◆ WHAT THE TASK ASKS: From the records below, copy out exactly the lines from the one containing "Give me the Plotly source for this chart." to the one containing "tick_labels = [str(s) for s in semester]", both included. Add nothing else.
====== DATA FOR THIS EXERCISE ======
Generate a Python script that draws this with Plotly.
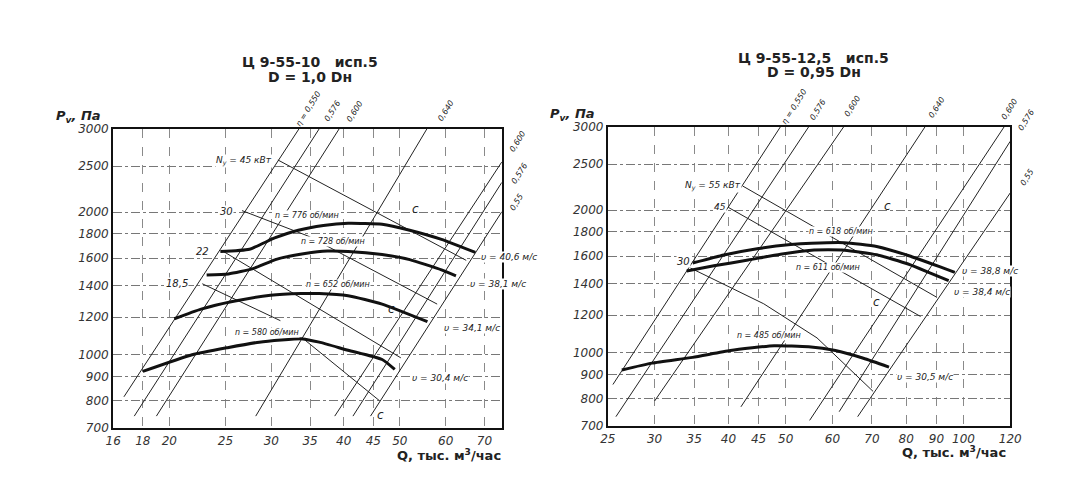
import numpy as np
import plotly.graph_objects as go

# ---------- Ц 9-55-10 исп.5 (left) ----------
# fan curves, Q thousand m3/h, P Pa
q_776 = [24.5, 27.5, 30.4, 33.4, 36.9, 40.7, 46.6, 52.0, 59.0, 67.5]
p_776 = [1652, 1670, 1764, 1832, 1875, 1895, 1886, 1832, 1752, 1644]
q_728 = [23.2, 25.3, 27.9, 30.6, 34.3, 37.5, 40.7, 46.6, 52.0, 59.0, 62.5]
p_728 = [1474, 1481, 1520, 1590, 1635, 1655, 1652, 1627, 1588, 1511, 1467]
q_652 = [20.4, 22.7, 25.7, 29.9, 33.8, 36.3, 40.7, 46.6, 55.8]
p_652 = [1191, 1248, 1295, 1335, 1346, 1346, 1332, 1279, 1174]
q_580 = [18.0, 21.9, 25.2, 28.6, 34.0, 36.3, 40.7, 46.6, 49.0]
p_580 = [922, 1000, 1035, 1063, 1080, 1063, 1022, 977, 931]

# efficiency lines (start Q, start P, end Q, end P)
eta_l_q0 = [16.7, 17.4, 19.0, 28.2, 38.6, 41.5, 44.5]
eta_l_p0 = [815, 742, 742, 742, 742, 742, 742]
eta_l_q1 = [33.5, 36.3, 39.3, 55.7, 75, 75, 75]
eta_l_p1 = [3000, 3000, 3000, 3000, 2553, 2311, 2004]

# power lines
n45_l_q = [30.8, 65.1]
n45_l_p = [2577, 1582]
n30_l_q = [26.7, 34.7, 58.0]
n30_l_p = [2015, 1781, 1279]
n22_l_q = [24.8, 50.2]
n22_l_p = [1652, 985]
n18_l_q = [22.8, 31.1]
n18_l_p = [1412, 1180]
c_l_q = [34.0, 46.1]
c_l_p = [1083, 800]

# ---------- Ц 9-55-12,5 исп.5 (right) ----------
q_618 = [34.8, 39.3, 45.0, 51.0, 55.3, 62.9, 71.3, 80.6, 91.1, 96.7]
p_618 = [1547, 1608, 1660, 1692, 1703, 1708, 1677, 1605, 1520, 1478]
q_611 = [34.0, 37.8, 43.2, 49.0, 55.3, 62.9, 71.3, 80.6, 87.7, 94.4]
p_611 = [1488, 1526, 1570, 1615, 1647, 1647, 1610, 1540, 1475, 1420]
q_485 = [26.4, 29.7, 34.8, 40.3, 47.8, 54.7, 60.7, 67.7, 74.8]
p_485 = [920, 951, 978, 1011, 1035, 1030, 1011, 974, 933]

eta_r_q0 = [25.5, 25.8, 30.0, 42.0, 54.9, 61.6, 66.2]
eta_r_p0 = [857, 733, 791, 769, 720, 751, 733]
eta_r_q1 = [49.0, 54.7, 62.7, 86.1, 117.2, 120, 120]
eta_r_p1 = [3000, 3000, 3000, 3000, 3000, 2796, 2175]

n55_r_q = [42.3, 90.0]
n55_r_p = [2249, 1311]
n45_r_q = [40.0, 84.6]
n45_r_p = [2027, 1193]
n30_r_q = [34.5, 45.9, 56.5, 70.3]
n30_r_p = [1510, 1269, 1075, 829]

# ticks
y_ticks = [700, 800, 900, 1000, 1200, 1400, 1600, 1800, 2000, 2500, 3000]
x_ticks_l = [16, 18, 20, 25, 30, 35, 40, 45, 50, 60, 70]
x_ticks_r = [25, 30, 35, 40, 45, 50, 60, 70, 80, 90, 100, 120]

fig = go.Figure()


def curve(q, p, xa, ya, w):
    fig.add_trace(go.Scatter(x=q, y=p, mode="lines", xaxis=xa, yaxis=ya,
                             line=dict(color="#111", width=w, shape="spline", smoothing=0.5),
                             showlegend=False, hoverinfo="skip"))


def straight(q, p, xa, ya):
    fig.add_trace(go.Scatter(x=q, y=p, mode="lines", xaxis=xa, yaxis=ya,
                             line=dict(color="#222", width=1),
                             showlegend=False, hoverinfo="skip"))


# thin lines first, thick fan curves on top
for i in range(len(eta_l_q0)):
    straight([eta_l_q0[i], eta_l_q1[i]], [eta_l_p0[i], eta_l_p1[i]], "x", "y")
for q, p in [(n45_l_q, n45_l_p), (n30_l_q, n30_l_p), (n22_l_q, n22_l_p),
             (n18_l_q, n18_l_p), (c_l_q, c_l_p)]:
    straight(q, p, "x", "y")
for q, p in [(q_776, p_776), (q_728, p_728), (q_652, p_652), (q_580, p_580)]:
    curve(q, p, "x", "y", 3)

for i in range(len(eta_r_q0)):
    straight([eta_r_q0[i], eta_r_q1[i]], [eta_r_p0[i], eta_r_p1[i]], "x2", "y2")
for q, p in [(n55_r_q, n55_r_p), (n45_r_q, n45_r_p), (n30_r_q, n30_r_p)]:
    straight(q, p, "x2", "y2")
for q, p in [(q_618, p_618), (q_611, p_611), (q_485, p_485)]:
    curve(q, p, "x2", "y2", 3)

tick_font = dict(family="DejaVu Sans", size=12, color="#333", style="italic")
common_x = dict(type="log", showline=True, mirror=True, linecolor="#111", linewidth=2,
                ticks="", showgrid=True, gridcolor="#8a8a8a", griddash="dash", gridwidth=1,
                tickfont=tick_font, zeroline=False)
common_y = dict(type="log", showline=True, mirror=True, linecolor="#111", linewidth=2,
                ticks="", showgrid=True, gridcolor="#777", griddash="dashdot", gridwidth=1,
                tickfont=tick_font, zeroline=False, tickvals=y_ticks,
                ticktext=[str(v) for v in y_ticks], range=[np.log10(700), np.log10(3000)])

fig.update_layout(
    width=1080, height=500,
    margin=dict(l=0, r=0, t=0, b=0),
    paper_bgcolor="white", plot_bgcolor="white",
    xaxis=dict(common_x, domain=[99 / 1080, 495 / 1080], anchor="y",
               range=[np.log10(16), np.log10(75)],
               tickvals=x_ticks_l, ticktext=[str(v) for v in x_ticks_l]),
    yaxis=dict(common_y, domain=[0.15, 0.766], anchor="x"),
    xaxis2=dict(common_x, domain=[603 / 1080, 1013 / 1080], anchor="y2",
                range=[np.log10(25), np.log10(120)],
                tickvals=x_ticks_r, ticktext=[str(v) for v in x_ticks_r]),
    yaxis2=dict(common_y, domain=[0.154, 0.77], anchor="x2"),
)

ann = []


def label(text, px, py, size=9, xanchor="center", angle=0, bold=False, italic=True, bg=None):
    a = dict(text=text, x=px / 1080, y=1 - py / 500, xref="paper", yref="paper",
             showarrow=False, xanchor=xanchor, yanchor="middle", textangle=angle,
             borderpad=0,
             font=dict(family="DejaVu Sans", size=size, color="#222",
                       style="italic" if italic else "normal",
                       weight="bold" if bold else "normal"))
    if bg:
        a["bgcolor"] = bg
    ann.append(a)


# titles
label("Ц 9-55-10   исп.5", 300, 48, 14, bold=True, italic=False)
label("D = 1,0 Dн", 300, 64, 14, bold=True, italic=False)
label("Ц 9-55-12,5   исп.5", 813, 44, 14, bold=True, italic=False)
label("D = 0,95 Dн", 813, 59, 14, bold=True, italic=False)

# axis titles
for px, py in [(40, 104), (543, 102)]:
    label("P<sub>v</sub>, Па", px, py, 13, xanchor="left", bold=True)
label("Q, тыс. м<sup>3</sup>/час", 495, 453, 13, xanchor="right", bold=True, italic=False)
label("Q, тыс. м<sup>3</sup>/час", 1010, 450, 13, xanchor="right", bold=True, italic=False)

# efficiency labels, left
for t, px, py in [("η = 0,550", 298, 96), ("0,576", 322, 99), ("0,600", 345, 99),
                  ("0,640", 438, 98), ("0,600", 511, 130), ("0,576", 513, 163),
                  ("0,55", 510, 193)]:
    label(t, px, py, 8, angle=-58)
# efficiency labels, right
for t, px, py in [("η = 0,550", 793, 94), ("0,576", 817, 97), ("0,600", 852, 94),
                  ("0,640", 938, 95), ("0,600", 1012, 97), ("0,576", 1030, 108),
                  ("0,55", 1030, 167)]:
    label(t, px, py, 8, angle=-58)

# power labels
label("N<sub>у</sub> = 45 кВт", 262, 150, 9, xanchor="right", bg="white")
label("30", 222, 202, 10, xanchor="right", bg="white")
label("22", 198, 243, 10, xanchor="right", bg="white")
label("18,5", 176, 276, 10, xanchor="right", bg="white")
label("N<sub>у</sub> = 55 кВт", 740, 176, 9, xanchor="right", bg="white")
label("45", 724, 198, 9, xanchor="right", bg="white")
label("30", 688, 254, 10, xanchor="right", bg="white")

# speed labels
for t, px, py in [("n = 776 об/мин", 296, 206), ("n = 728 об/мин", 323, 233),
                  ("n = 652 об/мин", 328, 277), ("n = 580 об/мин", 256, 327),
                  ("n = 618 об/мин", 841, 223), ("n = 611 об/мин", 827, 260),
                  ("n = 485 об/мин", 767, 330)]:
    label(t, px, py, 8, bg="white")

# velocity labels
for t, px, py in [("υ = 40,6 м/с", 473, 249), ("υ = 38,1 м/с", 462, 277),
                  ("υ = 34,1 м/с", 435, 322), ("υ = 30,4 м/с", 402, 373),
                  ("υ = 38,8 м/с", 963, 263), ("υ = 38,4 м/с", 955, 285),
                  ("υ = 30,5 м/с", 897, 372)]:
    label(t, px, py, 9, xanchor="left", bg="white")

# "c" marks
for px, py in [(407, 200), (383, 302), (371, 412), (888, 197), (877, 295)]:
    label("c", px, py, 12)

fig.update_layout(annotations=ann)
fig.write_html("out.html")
======
====== DATA FOR THIS EXERCISE ======
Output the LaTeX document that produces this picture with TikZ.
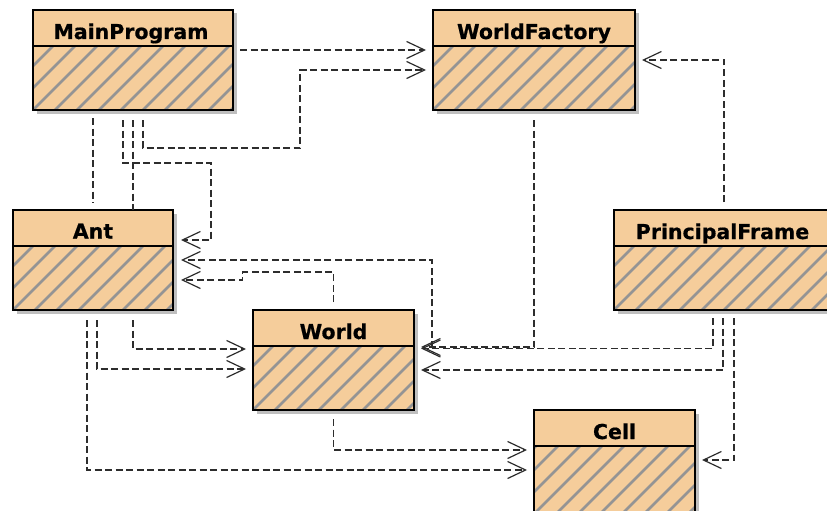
======
====== DATA FOR THIS EXERCISE ======
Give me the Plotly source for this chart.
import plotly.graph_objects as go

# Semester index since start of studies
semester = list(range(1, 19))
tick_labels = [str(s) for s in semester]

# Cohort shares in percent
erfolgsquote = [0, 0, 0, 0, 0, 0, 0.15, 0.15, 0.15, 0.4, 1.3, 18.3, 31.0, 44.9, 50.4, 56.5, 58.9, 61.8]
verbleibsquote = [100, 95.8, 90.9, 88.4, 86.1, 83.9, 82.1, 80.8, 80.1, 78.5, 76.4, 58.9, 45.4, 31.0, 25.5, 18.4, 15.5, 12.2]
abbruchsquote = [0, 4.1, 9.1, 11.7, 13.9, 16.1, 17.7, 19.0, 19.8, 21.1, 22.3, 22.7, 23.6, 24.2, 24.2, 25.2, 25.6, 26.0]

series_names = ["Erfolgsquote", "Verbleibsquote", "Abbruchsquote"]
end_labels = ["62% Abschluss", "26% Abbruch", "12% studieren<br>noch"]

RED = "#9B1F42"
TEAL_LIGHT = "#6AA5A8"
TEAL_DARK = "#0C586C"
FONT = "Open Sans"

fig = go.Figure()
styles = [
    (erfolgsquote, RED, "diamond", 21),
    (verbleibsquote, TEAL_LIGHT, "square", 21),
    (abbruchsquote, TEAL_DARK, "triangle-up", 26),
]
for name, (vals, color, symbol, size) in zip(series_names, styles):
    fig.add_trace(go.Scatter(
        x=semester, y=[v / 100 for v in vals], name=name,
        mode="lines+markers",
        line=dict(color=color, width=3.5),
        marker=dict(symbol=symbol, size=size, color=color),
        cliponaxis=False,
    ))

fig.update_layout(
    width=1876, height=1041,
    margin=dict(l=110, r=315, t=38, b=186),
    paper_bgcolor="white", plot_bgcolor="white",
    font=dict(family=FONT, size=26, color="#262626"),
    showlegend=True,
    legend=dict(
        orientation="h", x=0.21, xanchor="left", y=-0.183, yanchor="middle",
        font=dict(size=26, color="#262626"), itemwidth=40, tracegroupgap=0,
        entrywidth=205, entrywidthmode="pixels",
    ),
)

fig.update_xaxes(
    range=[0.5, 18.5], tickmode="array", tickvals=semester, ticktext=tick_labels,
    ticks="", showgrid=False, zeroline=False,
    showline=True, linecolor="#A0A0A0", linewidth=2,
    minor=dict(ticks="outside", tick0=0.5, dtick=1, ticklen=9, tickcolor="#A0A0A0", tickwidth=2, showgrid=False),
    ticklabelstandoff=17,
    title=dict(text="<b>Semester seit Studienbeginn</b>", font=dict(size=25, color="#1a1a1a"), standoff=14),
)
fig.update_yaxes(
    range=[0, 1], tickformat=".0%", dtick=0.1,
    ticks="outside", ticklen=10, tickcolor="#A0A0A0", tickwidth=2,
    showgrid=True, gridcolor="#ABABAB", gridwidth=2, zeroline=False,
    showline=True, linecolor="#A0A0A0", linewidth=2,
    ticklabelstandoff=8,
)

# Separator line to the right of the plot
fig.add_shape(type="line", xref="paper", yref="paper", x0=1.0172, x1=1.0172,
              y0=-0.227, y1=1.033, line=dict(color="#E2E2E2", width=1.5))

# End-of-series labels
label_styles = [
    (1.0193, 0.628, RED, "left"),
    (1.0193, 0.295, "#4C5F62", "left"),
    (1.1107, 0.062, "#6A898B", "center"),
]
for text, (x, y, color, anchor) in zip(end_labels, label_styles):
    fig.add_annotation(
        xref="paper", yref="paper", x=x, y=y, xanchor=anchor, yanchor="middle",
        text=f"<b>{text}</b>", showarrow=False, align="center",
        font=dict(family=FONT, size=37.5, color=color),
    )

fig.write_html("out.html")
======
◆ ANSWER TO THE EXERCISE:
Give me the Plotly source for this chart.
import plotly.graph_objects as go

# Semester index since start of studies
semester = list(range(1, 19))
tick_labels = [str(s) for s in semester]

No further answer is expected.